As noted by the appellant, this Court has stated that,
an instruction offered by the defense should be given if the proposed
instruction: (1) is substantively correct, (2) is not covered substantially in the
charge actually delivered to the jury, and (3) involves an important issue in the
trial so the trial court's failure to give the instruction seriously impairs the
defendant's ability to effectively present a defense.
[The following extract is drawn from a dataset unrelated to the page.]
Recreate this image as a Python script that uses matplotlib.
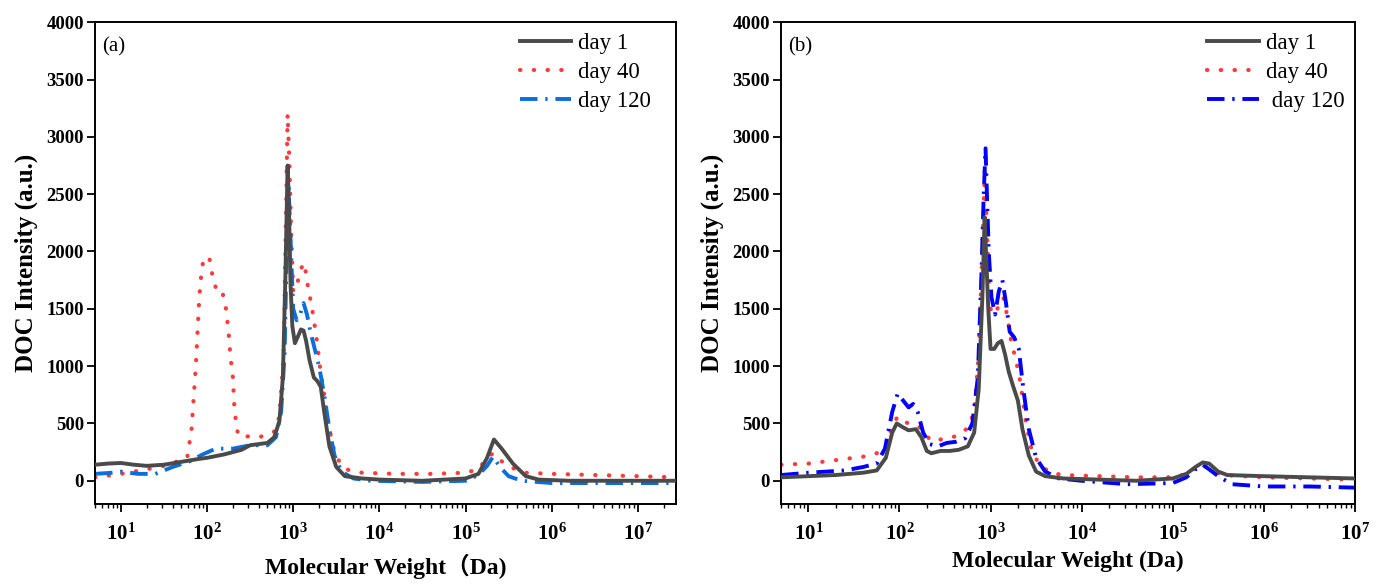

State v. Hinkle, 200 W.Va. 280, 285, 489 S.E.2d 257, 262 (1996), citing State v. Derr, 192
W.Va. 165, 180, 451 S.E.2d 731, 746 (1994). We find that the appellant's proffered
instruction is not substantively correct. The instruction indicates that the crime of attempt
requires an overt act toward the commission of the crime in the manufacturing process itself,
beyond the assembly of chemicals or equipment for the purpose of manufacturing
methamphetamine. This is incorrect. According to the plain language of W.Va. Code §
60A-4-411, the State is required to show as an overt act only that the defendant assembled
chemicals or equipment or a combination thereof in or on any real or personal property for
the purpose of manufacturing methamphetamine. In other words, in order to show attempt
to operate a clandestine drug laboratory, no overt act other than the assembly of the
chemicals or equipment indicated by the statute is required. Therefore, the circuit court did
not abuse its discretion in refusing to give the appellant's requested instruction.